O diretor ainda afirmou que o clube, dependendo das condições do mercado, poderá realizar possíveis reajustes de preço nos próximos meses.
"Em breve alguns produtos terão reajustes. Um ponto a ser considerado é que a qualidade do nosso produto oficial é melhor que a média do mercado mundial. Não ficamos atrás para grandes marcas multinacionais. Camisas com preços populares: elas podem, sim, trazer uma resposta positiva de lucros. Talvez não seja o resultado ideal, mas entendemos que atrai o torcedor, fazendo com que a torcida acabe consumindo outros produtos do clube", disse.
"Sobre os lucros, para que todos entendam o resultado final, é preciso considerar os custos anteriores de produção, distribuição, custo de lojas, impostos em geral. Depois de toda essa conta, vêm as margens de lucro sobre os royalties, que o clube recebe de fábrica e lojas", completou.
Fortaleza Esporte Clube
Danilo Grangeiro, executivo das Lojas Leão 1918, defendeu que barato ou caro é uma "questão tênue". A qualidade dos materiais oferecidos pelo Tricolor garantiria a valorização dos produtos ofertados, considerando que a tecidos e escudos são importados de outras regiões.

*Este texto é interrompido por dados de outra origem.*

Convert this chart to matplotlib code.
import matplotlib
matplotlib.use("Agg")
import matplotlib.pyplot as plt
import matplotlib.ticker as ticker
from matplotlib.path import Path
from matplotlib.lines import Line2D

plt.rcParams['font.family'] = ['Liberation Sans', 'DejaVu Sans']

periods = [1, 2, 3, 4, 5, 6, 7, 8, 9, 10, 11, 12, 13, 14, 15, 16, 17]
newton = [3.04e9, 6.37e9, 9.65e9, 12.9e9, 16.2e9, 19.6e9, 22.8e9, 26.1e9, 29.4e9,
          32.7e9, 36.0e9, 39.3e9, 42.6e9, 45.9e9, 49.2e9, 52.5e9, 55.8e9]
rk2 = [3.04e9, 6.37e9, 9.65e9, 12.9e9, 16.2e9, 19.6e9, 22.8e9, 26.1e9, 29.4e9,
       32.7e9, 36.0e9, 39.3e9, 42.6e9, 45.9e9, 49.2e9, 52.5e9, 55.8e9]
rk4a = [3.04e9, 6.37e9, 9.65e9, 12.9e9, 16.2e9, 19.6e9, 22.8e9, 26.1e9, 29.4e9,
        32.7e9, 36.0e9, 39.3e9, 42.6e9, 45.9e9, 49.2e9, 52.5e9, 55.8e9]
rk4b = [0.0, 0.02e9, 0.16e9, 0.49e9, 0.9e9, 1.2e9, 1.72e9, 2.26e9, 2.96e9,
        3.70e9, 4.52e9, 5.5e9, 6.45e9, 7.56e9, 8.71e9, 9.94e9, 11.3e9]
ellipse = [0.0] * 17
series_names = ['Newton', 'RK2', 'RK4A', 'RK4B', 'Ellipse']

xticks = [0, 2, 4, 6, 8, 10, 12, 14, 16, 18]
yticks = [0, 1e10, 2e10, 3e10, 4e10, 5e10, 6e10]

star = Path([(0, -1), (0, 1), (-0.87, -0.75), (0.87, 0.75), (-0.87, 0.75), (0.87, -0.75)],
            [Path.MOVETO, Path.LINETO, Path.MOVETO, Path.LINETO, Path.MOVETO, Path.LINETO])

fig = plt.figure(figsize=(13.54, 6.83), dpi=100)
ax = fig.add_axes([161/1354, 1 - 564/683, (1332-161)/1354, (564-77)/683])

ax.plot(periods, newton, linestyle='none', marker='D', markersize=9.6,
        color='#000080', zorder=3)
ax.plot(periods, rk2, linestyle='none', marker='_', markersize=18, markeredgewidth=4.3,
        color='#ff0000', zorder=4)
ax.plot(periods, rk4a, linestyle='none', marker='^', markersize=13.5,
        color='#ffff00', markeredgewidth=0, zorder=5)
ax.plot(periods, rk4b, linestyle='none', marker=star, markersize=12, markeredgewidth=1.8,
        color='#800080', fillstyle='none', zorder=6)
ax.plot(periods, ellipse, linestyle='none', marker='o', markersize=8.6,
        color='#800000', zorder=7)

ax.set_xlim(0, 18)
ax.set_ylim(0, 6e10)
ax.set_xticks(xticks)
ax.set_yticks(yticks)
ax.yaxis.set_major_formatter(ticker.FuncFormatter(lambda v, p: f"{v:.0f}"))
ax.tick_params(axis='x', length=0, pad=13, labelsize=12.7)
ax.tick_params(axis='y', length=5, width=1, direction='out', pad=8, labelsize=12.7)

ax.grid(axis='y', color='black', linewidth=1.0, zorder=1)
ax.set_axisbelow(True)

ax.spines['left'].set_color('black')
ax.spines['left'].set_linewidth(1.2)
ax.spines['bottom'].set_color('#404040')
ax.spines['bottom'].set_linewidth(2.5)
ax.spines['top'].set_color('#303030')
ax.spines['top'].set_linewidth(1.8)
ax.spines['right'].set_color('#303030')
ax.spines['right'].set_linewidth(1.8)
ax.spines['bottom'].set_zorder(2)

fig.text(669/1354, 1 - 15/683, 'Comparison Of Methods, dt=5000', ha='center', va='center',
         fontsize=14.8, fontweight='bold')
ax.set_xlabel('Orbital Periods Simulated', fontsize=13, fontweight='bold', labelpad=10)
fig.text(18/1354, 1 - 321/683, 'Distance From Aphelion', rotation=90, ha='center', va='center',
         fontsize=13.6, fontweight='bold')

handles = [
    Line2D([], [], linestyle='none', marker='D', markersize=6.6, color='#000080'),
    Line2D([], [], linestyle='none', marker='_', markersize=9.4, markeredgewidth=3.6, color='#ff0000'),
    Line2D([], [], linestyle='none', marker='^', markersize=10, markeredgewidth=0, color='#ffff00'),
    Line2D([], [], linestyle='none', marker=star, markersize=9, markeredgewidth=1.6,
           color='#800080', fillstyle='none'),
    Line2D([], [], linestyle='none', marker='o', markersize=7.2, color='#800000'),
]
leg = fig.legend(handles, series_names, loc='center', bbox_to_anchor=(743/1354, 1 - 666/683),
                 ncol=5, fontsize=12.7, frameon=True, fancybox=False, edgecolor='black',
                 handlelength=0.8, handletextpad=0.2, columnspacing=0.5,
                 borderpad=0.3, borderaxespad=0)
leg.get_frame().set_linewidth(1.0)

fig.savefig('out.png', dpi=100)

Atualmente, o markup das camisas do Leão do Pici está entre 2.2 e 2.5, segundo Granjeiro.
"Caro ou barato é uma questão tênue. eu não vejo a camisa como cara porque o clube está trabalhando com tecidos mais nobres, produzidos por marcas internacionais, todos os escudos são de fora, assim como o tecido. As fábricas são em Santa Catarina, então há um custo de trazer esses materiais", disse.
"Hoje temos uma marca, onde há 4 anos tínhamos 60 funcionários e hoje temos 420, e vários custos aumentaram. O trabalho no futebol aumentou e as camisas, que estavam em uma média de R$ 129,90 passaram para uma média de R$ 249,90. Mas uma camisa em homenagem ao Pikachu, por exemplo, para colecionador, com apenas mil unidades, esgotou em 24 horas", completou.
Sobre reajustes, o diretor da Leão 1918, afirmou que a intenção é não aplicar atualizações nos preços das camisas, mas as metas anuais e a conjuntura do mercado de confecções, no País e no Mundo, pode alterar essas previsões. Atualmente, as lojas do Fortaleza trabalham com uma rentabilidade anual de 25% como meta, e tiveram um faturamento superior a R$ 30 milhões em 2022.
"O mercado não está preparando, considerando as fábricas, para atender grandes times. O Fortaleza tem uma demanda significativa, e temos uma que atende o Fortaleza e o Ceará, mas essa unidade deixou a desejar, não em qualidade, mas em produto. Sofremos com oferta de mão de obra, também, dependo da costura e é tudo muito manual. O Estado tem um polo muito forte de confecção, mas não estamos preparados para atender ainda essa demanda de grandes de times. A Tradição (camisa nº 1 de jogo), tem uma tiragem anual de 70 mil peças por ano. A maior demanda é no lançamento, com 25 mil, mas precisamos de antecedência muito grande para esse pedido", disse Granjeiro.
"A gente quer segurar os preços em 2023, mas o algodão depende dos preços do mercado de fora, e as coisas ficam mais caras. A gente tenta manter o padrão e os preços, mas o aumento não será abusivo. se tiver, vai ser algo de mercado em torno de 10% e 12%, não sendo nada absurdo", completou.
Mercado popular
Analisando todas as questões de mercado – como markup, concorrência, oferta e demanda atual –, no entanto, Raquel Medeiros ponderou que os clubes cearenses poderiam oferecer versões mais baratas das camisas oficiais, focando no público com poder aquisitivo menor. Segundo ela, essa parcela da sociedade representa um setor relevante das torcidas, quem mais veste os produtos fora dos gramados.
"Não adianta Ceará e Fortaleza terem times muito diferentes um do outro. Quando o Fortaleza faz uma parceria com o Expedito Seleiro, por exemplo, temos uma valorização do produto, uma versão premium porque é comemorativa, que tem um valor agregador maior. Isso pode gerar um lucro melhor. Mas o caro e o barato é relativo", disse.
"Dentro dessas lojas de time, seria interessante existir produtos baratos para atender as pessoas que não têm como pagar o valor de uma camisa com tecido mais nobre ou semelhante a dos jogadores. É preciso ter um produto que não seja tão caro, e pensar em uma linha mais acessível, até porque a torcida poderia se vestir daquilo. Falta isso no mix deles", completou.
Vale ressaltar que a coluna adiantou com exclusividade que o Fortaleza já está estudando lançar uma "versão fã" das camisas oficiais.